→ **OBJECTIVE**
Omit the images. Copy each entry word for word.

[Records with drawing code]
========
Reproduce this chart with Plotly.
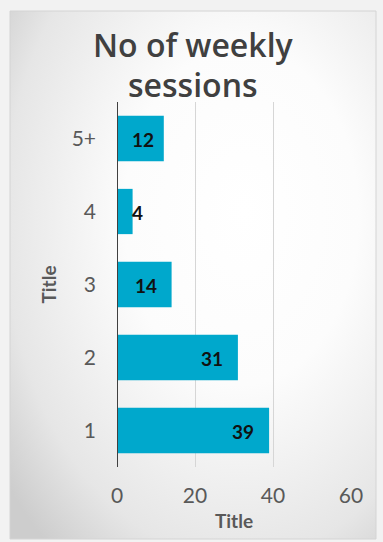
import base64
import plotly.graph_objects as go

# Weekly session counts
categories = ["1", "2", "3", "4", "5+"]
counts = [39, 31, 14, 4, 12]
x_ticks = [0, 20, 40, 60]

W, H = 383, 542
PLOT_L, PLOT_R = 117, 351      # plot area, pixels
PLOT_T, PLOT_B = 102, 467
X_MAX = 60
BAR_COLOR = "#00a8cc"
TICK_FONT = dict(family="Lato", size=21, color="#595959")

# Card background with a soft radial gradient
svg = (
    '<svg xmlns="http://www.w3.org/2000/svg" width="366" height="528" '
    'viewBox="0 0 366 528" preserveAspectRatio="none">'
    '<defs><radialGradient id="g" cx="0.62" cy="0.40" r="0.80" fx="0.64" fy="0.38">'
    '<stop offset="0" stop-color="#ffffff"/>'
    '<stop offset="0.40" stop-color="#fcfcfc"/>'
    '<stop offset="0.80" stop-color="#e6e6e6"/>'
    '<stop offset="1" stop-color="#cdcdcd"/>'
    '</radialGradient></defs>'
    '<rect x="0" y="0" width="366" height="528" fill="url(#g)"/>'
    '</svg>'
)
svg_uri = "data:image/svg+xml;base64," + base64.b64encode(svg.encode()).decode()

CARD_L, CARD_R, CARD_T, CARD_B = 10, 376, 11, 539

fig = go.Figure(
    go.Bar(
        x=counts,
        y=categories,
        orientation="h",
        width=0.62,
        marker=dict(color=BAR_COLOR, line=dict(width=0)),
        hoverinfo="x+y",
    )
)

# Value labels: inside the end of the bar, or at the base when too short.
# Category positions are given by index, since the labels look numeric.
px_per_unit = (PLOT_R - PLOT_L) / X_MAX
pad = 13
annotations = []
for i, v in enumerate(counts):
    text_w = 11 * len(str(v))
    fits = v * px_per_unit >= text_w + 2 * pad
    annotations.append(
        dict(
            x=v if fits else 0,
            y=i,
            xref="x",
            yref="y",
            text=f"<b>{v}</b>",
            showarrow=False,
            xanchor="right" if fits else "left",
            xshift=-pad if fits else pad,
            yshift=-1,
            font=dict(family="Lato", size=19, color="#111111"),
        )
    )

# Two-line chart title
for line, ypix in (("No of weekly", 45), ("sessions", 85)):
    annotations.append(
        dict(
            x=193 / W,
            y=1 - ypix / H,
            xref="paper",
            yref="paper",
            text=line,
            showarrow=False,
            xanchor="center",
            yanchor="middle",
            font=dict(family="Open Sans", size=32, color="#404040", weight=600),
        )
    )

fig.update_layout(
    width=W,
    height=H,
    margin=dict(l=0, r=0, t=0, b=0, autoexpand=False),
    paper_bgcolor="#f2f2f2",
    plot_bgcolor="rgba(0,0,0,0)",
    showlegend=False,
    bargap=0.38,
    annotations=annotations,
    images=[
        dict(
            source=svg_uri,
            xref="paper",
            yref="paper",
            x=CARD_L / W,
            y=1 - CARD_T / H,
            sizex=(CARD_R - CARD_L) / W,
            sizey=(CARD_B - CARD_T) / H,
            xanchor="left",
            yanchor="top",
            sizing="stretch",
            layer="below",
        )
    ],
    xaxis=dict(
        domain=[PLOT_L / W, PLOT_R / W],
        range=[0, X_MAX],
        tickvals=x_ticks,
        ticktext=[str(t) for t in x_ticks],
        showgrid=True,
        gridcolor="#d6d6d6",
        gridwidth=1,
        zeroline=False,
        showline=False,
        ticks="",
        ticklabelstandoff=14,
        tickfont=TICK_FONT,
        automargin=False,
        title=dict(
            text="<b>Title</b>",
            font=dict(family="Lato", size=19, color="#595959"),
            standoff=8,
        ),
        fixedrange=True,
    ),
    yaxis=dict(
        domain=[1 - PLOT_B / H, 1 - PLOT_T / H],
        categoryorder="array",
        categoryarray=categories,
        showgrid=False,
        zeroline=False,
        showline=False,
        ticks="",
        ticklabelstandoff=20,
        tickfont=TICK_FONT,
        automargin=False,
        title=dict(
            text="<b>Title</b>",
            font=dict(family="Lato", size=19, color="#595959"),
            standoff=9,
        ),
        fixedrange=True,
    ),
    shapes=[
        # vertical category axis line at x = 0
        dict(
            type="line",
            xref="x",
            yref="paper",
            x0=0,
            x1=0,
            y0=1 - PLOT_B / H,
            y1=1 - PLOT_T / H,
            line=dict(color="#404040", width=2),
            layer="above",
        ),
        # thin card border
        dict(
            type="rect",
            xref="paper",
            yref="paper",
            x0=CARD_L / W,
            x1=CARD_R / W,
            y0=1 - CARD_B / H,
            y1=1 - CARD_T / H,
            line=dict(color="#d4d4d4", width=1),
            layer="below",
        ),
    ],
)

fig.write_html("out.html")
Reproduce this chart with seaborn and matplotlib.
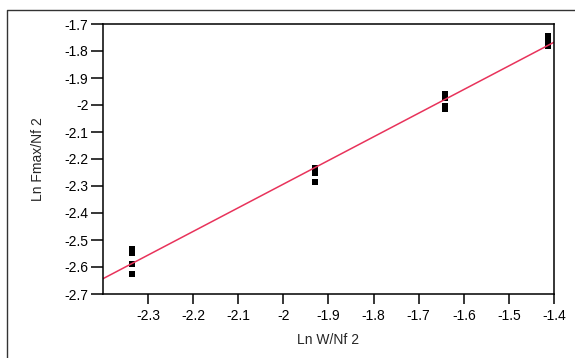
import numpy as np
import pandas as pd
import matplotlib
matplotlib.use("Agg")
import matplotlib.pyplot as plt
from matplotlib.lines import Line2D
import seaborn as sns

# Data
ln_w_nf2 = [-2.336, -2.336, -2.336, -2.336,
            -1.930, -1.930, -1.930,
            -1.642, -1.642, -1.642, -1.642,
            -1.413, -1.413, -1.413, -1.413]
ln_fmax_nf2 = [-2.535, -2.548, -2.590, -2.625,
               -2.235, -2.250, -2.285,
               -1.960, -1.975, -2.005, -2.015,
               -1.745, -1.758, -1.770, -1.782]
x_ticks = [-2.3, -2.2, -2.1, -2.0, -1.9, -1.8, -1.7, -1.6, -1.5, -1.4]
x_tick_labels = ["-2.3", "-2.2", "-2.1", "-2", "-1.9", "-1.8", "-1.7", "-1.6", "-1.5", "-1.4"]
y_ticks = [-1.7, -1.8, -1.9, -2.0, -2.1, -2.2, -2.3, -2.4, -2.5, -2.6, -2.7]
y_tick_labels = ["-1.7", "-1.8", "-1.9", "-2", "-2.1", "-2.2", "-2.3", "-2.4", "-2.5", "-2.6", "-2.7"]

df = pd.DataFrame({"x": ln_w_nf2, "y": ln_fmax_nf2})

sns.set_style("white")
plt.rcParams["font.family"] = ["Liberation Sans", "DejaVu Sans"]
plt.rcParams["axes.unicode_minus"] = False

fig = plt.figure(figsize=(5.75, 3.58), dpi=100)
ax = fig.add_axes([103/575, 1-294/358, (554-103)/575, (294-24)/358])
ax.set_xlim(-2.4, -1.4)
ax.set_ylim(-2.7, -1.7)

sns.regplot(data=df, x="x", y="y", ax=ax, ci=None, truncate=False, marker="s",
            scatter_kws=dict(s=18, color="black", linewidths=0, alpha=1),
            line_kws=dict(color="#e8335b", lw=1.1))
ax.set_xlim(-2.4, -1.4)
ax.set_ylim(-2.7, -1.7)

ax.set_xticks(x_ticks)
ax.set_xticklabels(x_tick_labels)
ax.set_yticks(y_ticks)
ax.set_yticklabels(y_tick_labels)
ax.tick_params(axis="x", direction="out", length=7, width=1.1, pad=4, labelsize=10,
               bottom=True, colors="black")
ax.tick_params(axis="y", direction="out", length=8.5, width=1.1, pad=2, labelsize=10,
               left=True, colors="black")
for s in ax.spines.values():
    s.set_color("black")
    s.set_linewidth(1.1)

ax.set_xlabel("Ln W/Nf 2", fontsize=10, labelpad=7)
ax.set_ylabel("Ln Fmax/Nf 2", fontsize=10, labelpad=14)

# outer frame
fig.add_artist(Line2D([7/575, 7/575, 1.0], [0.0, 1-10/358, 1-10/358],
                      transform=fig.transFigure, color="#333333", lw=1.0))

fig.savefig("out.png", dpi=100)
========
→ **TASK SOLUTION**
Reproduce this chart with Plotly.
import base64
import plotly.graph_objects as go

# Weekly session counts
categories = ["1", "2", "3", "4", "5+"]
counts = [39, 31, 14, 4, 12]
x_ticks = [0, 20, 40, 60]

W, H = 383, 542
PLOT_L, PLOT_R = 117, 351      # plot area, pixels
PLOT_T, PLOT_B = 102, 467
X_MAX = 60
BAR_COLOR = "#00a8cc"
TICK_FONT = dict(family="Lato", size=21, color="#595959")

# Card background with a soft radial gradient
svg = (
    '<svg xmlns="http://www.w3.org/2000/svg" width="366" height="528" '
    'viewBox="0 0 366 528" preserveAspectRatio="none">'
    '<defs><radialGradient id="g" cx="0.62" cy="0.40" r="0.80" fx="0.64" fy="0.38">'
    '<stop offset="0" stop-color="#ffffff"/>'
    '<stop offset="0.40" stop-color="#fcfcfc"/>'
    '<stop offset="0.80" stop-color="#e6e6e6"/>'
    '<stop offset="1" stop-color="#cdcdcd"/>'
    '</radialGradient></defs>'
    '<rect x="0" y="0" width="366" height="528" fill="url(#g)"/>'
    '</svg>'
)
svg_uri = "data:image/svg+xml;base64," + base64.b64encode(svg.encode()).decode()

CARD_L, CARD_R, CARD_T, CARD_B = 10, 376, 11, 539

fig = go.Figure(
    go.Bar(
        x=counts,
        y=categories,
        orientation="h",
        width=0.62,
        marker=dict(color=BAR_COLOR, line=dict(width=0)),
        hoverinfo="x+y",
    )
)

# Value labels: inside the end of the bar, or at the base when too short.
# Category positions are given by index, since the labels look numeric.
px_per_unit = (PLOT_R - PLOT_L) / X_MAX
pad = 13
annotations = []
for i, v in enumerate(counts):
    text_w = 11 * len(str(v))
    fits = v * px_per_unit >= text_w + 2 * pad
    annotations.append(
        dict(
            x=v if fits else 0,
            y=i,
            xref="x",
            yref="y",
            text=f"<b>{v}</b>",
            showarrow=False,
            xanchor="right" if fits else "left",
            xshift=-pad if fits else pad,
            yshift=-1,
            font=dict(family="Lato", size=19, color="#111111"),
        )
    )

# Two-line chart title
for line, ypix in (("No of weekly", 45), ("sessions", 85)):
    annotations.append(
        dict(
            x=193 / W,
            y=1 - ypix / H,
            xref="paper",
            yref="paper",
            text=line,
            showarrow=False,
            xanchor="center",
            yanchor="middle",
            font=dict(family="Open Sans", size=32, color="#404040", weight=600),
        )
    )

fig.update_layout(
    width=W,
    height=H,
    margin=dict(l=0, r=0, t=0, b=0, autoexpand=False),
    paper_bgcolor="#f2f2f2",
    plot_bgcolor="rgba(0,0,0,0)",
    showlegend=False,
    bargap=0.38,
    annotations=annotations,
    images=[
        dict(
            source=svg_uri,
            xref="paper",
            yref="paper",
            x=CARD_L / W,
            y=1 - CARD_T / H,
            sizex=(CARD_R - CARD_L) / W,
            sizey=(CARD_B - CARD_T) / H,
            xanchor="left",
            yanchor="top",
            sizing="stretch",
            layer="below",
        )
    ],
    xaxis=dict(
        domain=[PLOT_L / W, PLOT_R / W],
        range=[0, X_MAX],
        tickvals=x_ticks,
        ticktext=[str(t) for t in x_ticks],
        showgrid=True,
        gridcolor="#d6d6d6",
        gridwidth=1,
        zeroline=False,
        showline=False,
        ticks="",
        ticklabelstandoff=14,
        tickfont=TICK_FONT,
        automargin=False,
        title=dict(
            text="<b>Title</b>",
            font=dict(family="Lato", size=19, color="#595959"),
            standoff=8,
        ),
        fixedrange=True,
    ),
    yaxis=dict(
        domain=[1 - PLOT_B / H, 1 - PLOT_T / H],
        categoryorder="array",
        categoryarray=categories,
        showgrid=False,
        zeroline=False,
        showline=False,
        ticks="",
        ticklabelstandoff=20,
        tickfont=TICK_FONT,
        automargin=False,
        title=dict(
            text="<b>Title</b>",
            font=dict(family="Lato", size=19, color="#595959"),
            standoff=9,
        ),
        fixedrange=True,
    ),
    shapes=[
        # vertical category axis line at x = 0
        dict(
            type="line",
            xref="x",
            yref="paper",
            x0=0,
            x1=0,
            y0=1 - PLOT_B / H,
            y1=1 - PLOT_T / H,
            line=dict(color="#404040", width=2),
            layer="above",
        ),
        # thin card border
        dict(
            type="rect",
            xref="paper",
            yref="paper",
            x0=CARD_L / W,
            x1=CARD_R / W,
            y0=1 - CARD_B / H,
            y1=1 - CARD_T / H,
            line=dict(color="#d4d4d4", width=1),
            layer="below",
        ),
    ],
)

fig.write_html("out.html")
Reproduce this chart with seaborn and matplotlib.
import numpy as np
import pandas as pd
import matplotlib
matplotlib.use("Agg")
import matplotlib.pyplot as plt
from matplotlib.lines import Line2D
import seaborn as sns

# Data
ln_w_nf2 = [-2.336, -2.336, -2.336, -2.336,
            -1.930, -1.930, -1.930,
            -1.642, -1.642, -1.642, -1.642,
            -1.413, -1.413, -1.413, -1.413]
ln_fmax_nf2 = [-2.535, -2.548, -2.590, -2.625,
               -2.235, -2.250, -2.285,
               -1.960, -1.975, -2.005, -2.015,
               -1.745, -1.758, -1.770, -1.782]
x_ticks = [-2.3, -2.2, -2.1, -2.0, -1.9, -1.8, -1.7, -1.6, -1.5, -1.4]
x_tick_labels = ["-2.3", "-2.2", "-2.1", "-2", "-1.9", "-1.8", "-1.7", "-1.6", "-1.5", "-1.4"]
y_ticks = [-1.7, -1.8, -1.9, -2.0, -2.1, -2.2, -2.3, -2.4, -2.5, -2.6, -2.7]
y_tick_labels = ["-1.7", "-1.8", "-1.9", "-2", "-2.1", "-2.2", "-2.3", "-2.4", "-2.5", "-2.6", "-2.7"]

df = pd.DataFrame({"x": ln_w_nf2, "y": ln_fmax_nf2})

sns.set_style("white")
plt.rcParams["font.family"] = ["Liberation Sans", "DejaVu Sans"]
plt.rcParams["axes.unicode_minus"] = False

fig = plt.figure(figsize=(5.75, 3.58), dpi=100)
ax = fig.add_axes([103/575, 1-294/358, (554-103)/575, (294-24)/358])
ax.set_xlim(-2.4, -1.4)
ax.set_ylim(-2.7, -1.7)

sns.regplot(data=df, x="x", y="y", ax=ax, ci=None, truncate=False, marker="s",
            scatter_kws=dict(s=18, color="black", linewidths=0, alpha=1),
            line_kws=dict(color="#e8335b", lw=1.1))
ax.set_xlim(-2.4, -1.4)
ax.set_ylim(-2.7, -1.7)

ax.set_xticks(x_ticks)
ax.set_xticklabels(x_tick_labels)
ax.set_yticks(y_ticks)
ax.set_yticklabels(y_tick_labels)
ax.tick_params(axis="x", direction="out", length=7, width=1.1, pad=4, labelsize=10,
               bottom=True, colors="black")
ax.tick_params(axis="y", direction="out", length=8.5, width=1.1, pad=2, labelsize=10,
               left=True, colors="black")
for s in ax.spines.values():
    s.set_color("black")
    s.set_linewidth(1.1)

ax.set_xlabel("Ln W/Nf 2", fontsize=10, labelpad=7)
ax.set_ylabel("Ln Fmax/Nf 2", fontsize=10, labelpad=14)

# outer frame
fig.add_artist(Line2D([7/575, 7/575, 1.0], [0.0, 1-10/358, 1-10/358],
                      transform=fig.transFigure, color="#333333", lw=1.0))

fig.savefig("out.png", dpi=100)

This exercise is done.